Botswana group

Teachers Share Summer Highlights

Mrs. Brown (second from left on front row)and students enjoyed playing drums and learning traditional African music. Photo: Daniel Abusuempeh

Over the first days of summer, teachers were consumed with grading exams and turning in final grades, but once they completed that daunting task, many took time to relax and travel. Some teachers ventured across the world on Isdell Center for Global Leadership study tours, while others stayed local or traveled throughout the United States. Although most faculty members had a fun and eventful summer, they are excited to be back with their students for this school year.

Math teacher Dr. Heather McCloskey spent much of the summer with her two children, Rebecca and Cal. She spent a lot of her break moving and getting settled into her new home, while also enjoying the summer weather at the pool with her family. Dr. McCloskey, along with her husband and kids, took a trip to Hawaii to visit her best friend from when she was a student at Pace. “Snorkeling was a lot of fun,” said Dr. McCloskey. “We also jumped off many waterfalls in Maui and went to the beach, which was also fun.” While her trip to Hawaii was full of excitement, Dr. McCloskey also spent a lot of time dragging her children along to different hardware stores to check out countertops and fixtures for the new house.

English teacher Robert Kauffman purchased a Eurail Pass this summer to visit Continental Europe and explore cities he had not been to before. After landing in Munich, he traveled to Hamburg; Ljubljana, Slovenia and Graz, Austria. “As much as I enjoyed the cities I visited, I really liked the train rides in between,” said Mr. Kauffman. “I particularly liked the smaller cities like Ljubljana and Graz because there weren’t many tourists, so I felt like I could pass as a local even though I wasn’t one.” Mr. Kauffman endeavored to be a flaneur, or a wanderer, while living the expression “not all who wander are lost.”

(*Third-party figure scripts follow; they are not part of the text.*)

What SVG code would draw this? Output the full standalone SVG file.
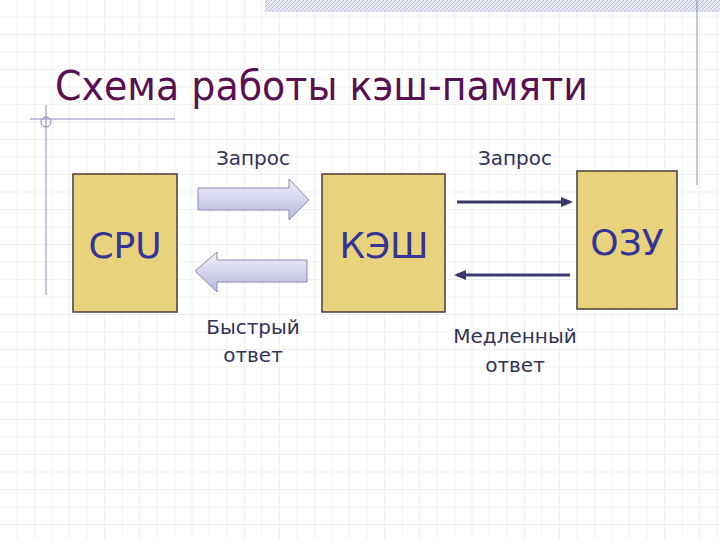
<svg xmlns="http://www.w3.org/2000/svg" width="720" height="540" viewBox="0 0 720 540">
<style>
.box{fill:#e8d27c;stroke:#4a3b3b;stroke-width:1.5}
.lbl{font-family:"DejaVu Sans",sans-serif;font-size:20px;fill:#333355;text-anchor:middle}
.nl{font-family:"DejaVu Sans",sans-serif;font-size:36px;fill:#333399;text-anchor:middle}
.fat{fill:url(#ag);stroke:#8a8ab0;stroke-width:1}
.thin{stroke:#3a3a6a;stroke-width:3;fill:none}
</style>
<defs>
<pattern id="grid" width="17.5" height="17.5" patternUnits="userSpaceOnUse">
<path d="M17.5 0V17.5H0" fill="none" stroke="#e4e4ec" stroke-width="1"/>
</pattern>
<pattern id="hatch" width="4" height="4" patternUnits="userSpaceOnUse">
<rect width="4" height="4" fill="#e6e8f4"/><path d="M0 4L4 0" stroke="#b8bcd8" stroke-width="1"/>
</pattern>
<linearGradient id="ag" x1="0" y1="0" x2="0" y2="1">
<stop offset="0" stop-color="#f0f0fa"/><stop offset="1" stop-color="#b8b8e0"/>
</linearGradient>
<marker id="ah" markerWidth="4" markerHeight="4" refX="3" refY="2" orient="auto" markerUnits="strokeWidth">
<path d="M0 0.3L4 2L0 3.7z" fill="#3a3a6a"/>
</marker>
</defs>
<rect width="720" height="540" fill="#fff"/>
<rect width="720" height="540" fill="url(#grid)"/>
<rect x="265" y="0" width="455" height="12" fill="url(#hatch)"/>
<line x1="697" y1="0" x2="697" y2="185" stroke="#8a8ab8" stroke-width="1"/>
<line x1="30" y1="119" x2="175" y2="119" stroke="#8a8ab8" stroke-width="1"/>
<line x1="46" y1="105" x2="46" y2="295" stroke="#8a8ab8" stroke-width="1"/>
<circle cx="46" cy="122" r="5" fill="none" stroke="#8a8ab8"/>
<text x="55" y="100" font-family="DejaVu Sans,sans-serif" font-size="40" fill="#5a0f50" textLength="533" lengthAdjust="spacingAndGlyphs">Схема работы кэш-памяти</text>
<g id="connectors">
<path class="fat" d="M198 188H289V179L309 200L289 220V210H198Z"/>
<path class="fat" d="M307 260H217V252L195 271L217 292V282H307Z"/>
<line class="thin" x1="457" y1="202" x2="570" y2="202" marker-end="url(#ah)"/>
<line class="thin" x1="570" y1="275" x2="457" y2="275" marker-end="url(#ah)"/>
<text class="lbl" x="253" y="165">Запрос</text>
<text class="lbl" x="515" y="165">Запрос</text>
<text class="lbl" x="253" y="334">Быстрый</text>
<text class="lbl" x="253" y="362">ответ</text>
<text class="lbl" x="515" y="343">Медленный</text>
<text class="lbl" x="515" y="372">ответ</text>
</g>
<g id="cpu"><rect class="box" x="73" y="174" width="104" height="138"/><text class="nl" x="125" y="258">CPU</text></g>
<g id="cache"><rect class="box" x="322" y="174" width="123" height="138"/><text class="nl" x="384" y="258">КЭШ</text></g>
<g id="ram"><rect class="box" x="577" y="171" width="100" height="138"/><text class="nl" x="627" y="255">ОЗУ</text></g>
</svg>
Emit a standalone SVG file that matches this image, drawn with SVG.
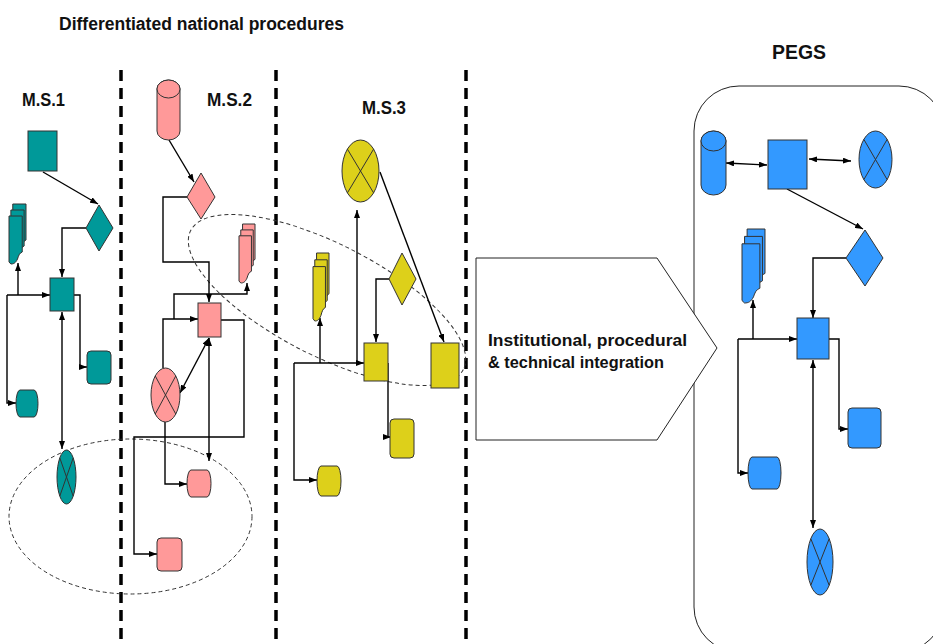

Class of 2020 Dean Grady Stevens spent the first two weeks of summer visiting his brother in Colorado and family in Pennsylvania. In Colorado, Mr. Stevens enjoyed long hikes in the Great Sand Dunes National Park and the Rocky Mountains National Park. He then put on his work hat and flew to Boston to take college courses at Harvard University. At Harvard he took American Foreign Policy and International Politics to earn his degree from the Ivy League school. “It was a ton of fun and an interesting summer to be studying those,” said Mr. Stevens. “It was a lot of work but very enjoyable for me.”

English teacher Emily Washburn ventured to Europe on an ICGL trip to London and then ended her summer in Hawaii on a family trip. Mrs. Washburn had studied as an undergrad in London which allowed her to relive some of her past experiences and make comparisons between London then and now. She particularly liked how she had the opportunity to visit London with a different purpose this time. In London, the group saw 11 different shows in many famous theaters. Her favorite moments in Hawaii included zip lining and snorkeling with her family. “It was my first time in Hawaii, and it was magnificent,” said Mrs. Washburn.

Director of Diversity and Inclusion Joanne Brown spent the first part of her summer taking a group of Pace students to “Tearing Down the Wall,” a diversity conference at Vanderbilt University in Nashville. “It was really a great experience for us and the students to witness leadership around that dialogue,” said Mrs. Brown. After returning to Atlanta, she led the ICGL trip to Ghana and Botswana in Africa. “I have to say, it was one of the best trips I have ever taken in my life,” she said. “What surprised me the most was how much I loved living in the tents and hearing the animals. The most exciting experience was asking our students to stand guard over our camp while we slept.” She appreciated the fact that it was possible to coexist with wildlife while understanding their prints and behavior. 

Science teacher Kaylan Haizlip enjoyed a family reunion in Washington D.C., along with visiting her brother in Columbus, Ohio and her sister in Charlotte. She went fishing with her 12-year-old nephew in Columbus at Allen Creek. Dr. Haizlip attained her fishing license and bought her nephew a fishing rod to introduce him to the joy of fishing. “The whole summer was fun but a lot of driving,” said Dr. Haizlip. “A little too much driving.”

Spanish teacher Laura Agront-Hobbs traveled to Costa Rica for what she claimed was one of her best summers. She went zip lining, hiked volcanoes and visited Manuel Antonio National Park on the western coast. She also relaxed in the hot springs located near the volcanoes, which made the water very warm. Sra. Agront-Hobbs visited the hot springs often because there were eight of them where she was staying. “We had to go down, like, 500 steps and then back up to get to the waterfalls,” said Sra. Hobbs. “So I pretty much worked out every day even if I didn’t intend to.”